Considere-se, ao lado deste, o homem abstrato, não conduzido por mitos, educação abstrata, moral abstrata, direito abstrato, estado abstrato; representemos o vagueio sem regra da fantasia artística, não refreado por nenhum mito pátrio; imaginemos a cultura que não tem um assento primitivo fixo e sagrado, mas todas as possibilidades de se esgotar e que é condenada a se alimentar parcamente de todas as outras culturas — é esta a atualidade, como resultado daquele socratismo, dirigido à destruição do mito. E agora está o homem sem mito, eternamente faminto, entre todos os passados onde, cavando e revolvendo, procura raízes que não encontra, mesmo que, à sua procura, tenha que cavar nas antiguidades mais remotas.
O que nos indicam a imensa necessidade histórica da descontente cultura moderna, o fato de unirmos em nosso redor inúmeras culturas estranhas, a devorante vontade de conhecimento, se não a perda do mito, a perda da pátria mítica, do seio mítico maternal?
Que cada qual se interrogue, se esta enervante e sinistra agitação representa algo mais do que o agarrar ansioso e a ávida procura de alimento pelo faminto. E quem quererá dar ainda algo a uma tal cultura, que não se sacia com tudo quanto devora, e ao contato da qual o alimento mais nutritivo e sanativo sói transformar-se em “história e crítica”?

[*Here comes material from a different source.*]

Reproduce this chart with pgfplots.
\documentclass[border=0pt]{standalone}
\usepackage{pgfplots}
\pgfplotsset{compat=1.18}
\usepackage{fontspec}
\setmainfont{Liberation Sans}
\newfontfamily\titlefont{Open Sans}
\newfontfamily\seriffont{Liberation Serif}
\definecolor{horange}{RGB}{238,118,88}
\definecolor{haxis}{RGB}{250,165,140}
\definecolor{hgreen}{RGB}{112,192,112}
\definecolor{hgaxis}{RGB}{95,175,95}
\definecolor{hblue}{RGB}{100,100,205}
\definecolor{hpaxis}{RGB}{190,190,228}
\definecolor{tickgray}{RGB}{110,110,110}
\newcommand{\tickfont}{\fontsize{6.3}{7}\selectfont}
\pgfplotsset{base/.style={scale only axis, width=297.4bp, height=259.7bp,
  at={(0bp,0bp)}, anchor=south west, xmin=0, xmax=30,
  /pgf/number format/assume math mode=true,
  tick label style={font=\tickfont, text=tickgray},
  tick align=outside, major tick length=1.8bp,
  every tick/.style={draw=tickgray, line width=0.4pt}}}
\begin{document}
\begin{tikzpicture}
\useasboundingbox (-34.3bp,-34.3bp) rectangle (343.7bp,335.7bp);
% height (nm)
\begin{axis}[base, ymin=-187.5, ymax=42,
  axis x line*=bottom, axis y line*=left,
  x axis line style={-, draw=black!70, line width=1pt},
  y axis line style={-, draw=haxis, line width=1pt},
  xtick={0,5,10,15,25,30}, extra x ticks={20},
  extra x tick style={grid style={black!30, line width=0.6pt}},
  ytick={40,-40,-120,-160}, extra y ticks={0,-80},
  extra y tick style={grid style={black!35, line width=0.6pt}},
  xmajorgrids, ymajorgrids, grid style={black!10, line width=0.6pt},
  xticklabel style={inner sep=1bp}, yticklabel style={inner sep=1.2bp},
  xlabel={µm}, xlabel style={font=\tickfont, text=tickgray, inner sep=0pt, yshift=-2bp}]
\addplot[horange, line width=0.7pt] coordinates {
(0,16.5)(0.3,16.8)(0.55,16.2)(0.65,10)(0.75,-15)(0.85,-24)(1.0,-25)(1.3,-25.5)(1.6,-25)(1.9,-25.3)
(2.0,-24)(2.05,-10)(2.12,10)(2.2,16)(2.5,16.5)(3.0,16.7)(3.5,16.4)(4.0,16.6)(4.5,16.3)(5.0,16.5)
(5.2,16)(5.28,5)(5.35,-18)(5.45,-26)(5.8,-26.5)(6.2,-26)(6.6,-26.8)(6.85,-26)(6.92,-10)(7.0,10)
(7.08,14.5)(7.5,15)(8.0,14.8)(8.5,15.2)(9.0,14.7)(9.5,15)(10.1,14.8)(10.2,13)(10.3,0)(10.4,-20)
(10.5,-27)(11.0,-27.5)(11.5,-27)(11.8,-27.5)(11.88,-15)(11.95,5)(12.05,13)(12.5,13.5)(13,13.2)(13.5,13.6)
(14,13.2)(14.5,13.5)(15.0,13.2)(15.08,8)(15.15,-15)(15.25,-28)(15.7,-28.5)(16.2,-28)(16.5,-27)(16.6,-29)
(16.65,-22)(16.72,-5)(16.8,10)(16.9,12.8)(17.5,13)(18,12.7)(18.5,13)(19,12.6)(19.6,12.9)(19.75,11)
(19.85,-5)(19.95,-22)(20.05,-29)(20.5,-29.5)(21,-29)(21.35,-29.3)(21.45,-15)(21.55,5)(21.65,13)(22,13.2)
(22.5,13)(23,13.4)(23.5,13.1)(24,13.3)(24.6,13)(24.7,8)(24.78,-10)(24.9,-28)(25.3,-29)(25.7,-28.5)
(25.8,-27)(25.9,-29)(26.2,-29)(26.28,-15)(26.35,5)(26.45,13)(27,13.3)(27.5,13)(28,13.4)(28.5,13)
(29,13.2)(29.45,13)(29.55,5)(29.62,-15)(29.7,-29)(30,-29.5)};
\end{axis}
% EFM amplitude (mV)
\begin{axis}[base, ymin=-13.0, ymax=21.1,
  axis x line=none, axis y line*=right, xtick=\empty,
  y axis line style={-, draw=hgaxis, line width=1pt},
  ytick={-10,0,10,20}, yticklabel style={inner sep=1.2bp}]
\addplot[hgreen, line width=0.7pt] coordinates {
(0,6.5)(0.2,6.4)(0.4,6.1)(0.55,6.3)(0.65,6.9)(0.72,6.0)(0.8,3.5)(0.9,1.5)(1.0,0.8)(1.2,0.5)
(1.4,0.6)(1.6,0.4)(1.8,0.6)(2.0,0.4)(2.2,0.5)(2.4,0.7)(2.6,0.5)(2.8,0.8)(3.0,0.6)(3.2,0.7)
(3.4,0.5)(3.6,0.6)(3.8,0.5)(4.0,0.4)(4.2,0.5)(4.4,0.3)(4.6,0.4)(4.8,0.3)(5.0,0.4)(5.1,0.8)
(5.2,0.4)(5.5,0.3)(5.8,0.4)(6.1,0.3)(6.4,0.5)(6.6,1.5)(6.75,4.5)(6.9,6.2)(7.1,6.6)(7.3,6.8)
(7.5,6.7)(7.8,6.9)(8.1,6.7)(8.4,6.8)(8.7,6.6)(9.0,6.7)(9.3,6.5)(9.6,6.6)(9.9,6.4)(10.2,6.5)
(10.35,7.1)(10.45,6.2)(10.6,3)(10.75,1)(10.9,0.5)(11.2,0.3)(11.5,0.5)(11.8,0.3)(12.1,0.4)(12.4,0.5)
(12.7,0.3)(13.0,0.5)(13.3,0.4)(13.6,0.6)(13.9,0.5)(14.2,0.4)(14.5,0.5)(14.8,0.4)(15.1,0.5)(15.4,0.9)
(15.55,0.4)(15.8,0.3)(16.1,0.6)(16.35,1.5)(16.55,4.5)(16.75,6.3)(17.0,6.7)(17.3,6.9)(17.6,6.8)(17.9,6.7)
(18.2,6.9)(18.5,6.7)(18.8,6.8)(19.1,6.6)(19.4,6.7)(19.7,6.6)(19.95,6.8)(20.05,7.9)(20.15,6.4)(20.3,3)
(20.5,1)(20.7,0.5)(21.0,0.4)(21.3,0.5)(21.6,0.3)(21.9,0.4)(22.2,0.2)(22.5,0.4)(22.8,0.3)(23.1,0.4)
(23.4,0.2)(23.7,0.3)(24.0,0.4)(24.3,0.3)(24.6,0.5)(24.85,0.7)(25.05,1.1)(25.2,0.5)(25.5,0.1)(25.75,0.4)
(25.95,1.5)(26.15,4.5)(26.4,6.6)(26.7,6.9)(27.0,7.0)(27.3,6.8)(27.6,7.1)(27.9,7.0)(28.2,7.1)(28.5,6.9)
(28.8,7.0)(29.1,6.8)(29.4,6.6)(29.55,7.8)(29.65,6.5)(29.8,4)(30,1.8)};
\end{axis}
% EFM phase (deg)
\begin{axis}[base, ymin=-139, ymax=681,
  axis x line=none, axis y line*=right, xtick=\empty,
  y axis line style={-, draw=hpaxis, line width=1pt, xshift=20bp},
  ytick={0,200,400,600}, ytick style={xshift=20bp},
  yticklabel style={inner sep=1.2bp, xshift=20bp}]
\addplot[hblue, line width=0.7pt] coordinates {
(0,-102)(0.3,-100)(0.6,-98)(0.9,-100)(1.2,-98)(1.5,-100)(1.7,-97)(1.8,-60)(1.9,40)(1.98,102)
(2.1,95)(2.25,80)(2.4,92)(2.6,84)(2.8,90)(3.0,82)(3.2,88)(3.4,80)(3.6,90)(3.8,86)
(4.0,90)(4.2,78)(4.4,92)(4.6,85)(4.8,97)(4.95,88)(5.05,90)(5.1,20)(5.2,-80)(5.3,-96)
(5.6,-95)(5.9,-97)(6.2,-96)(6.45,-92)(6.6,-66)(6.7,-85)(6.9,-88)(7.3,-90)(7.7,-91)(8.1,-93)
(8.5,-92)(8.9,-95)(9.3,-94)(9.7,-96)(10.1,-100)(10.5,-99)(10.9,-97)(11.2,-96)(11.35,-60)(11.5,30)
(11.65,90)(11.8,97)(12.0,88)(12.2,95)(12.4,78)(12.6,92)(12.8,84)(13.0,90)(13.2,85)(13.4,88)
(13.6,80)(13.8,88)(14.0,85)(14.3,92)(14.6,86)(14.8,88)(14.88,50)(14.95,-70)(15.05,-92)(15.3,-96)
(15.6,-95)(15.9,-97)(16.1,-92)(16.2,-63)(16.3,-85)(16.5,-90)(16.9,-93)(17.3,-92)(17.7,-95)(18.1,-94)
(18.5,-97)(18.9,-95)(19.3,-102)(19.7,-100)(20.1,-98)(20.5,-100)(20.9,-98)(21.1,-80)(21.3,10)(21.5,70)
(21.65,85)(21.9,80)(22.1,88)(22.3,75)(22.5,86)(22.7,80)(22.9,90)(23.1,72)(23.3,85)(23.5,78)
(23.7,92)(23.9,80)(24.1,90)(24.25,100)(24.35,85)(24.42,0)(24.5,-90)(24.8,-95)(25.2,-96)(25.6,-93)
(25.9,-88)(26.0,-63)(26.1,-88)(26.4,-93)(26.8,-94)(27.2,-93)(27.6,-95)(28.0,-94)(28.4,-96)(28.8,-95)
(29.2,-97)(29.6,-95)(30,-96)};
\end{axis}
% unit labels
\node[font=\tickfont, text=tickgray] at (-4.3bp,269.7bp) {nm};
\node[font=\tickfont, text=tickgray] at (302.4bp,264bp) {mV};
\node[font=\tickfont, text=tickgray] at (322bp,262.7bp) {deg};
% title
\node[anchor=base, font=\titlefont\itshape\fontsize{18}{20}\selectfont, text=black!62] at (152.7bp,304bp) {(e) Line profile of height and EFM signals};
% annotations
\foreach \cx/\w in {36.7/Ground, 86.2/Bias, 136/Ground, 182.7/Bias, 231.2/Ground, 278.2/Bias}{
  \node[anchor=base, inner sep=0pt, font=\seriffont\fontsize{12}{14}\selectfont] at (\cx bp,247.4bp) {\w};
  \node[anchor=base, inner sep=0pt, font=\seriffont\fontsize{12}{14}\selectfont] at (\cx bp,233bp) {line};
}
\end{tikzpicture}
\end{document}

Deveríamos desesperar dolorosamente de nosso ser alemão, se este já estivesse tão indissoluvelmente enredado com sua cultura, tendo-se mesmo tornado uno, como, para horror nosso, podemos observá-lo na civilizada França; e aquilo, que por muito tempo constituiu a superioridade da França, tendo sido a causa de sua preponderância, justamente a unidade de povo e cultura, nos deveria obrigar, ao contemplarmos isto, a elogiar a nossa fortuna por nossa cultura, tão duvidosa, nada ter de comum, até o presente momento, com o âmago nobre de nosso caráter popular.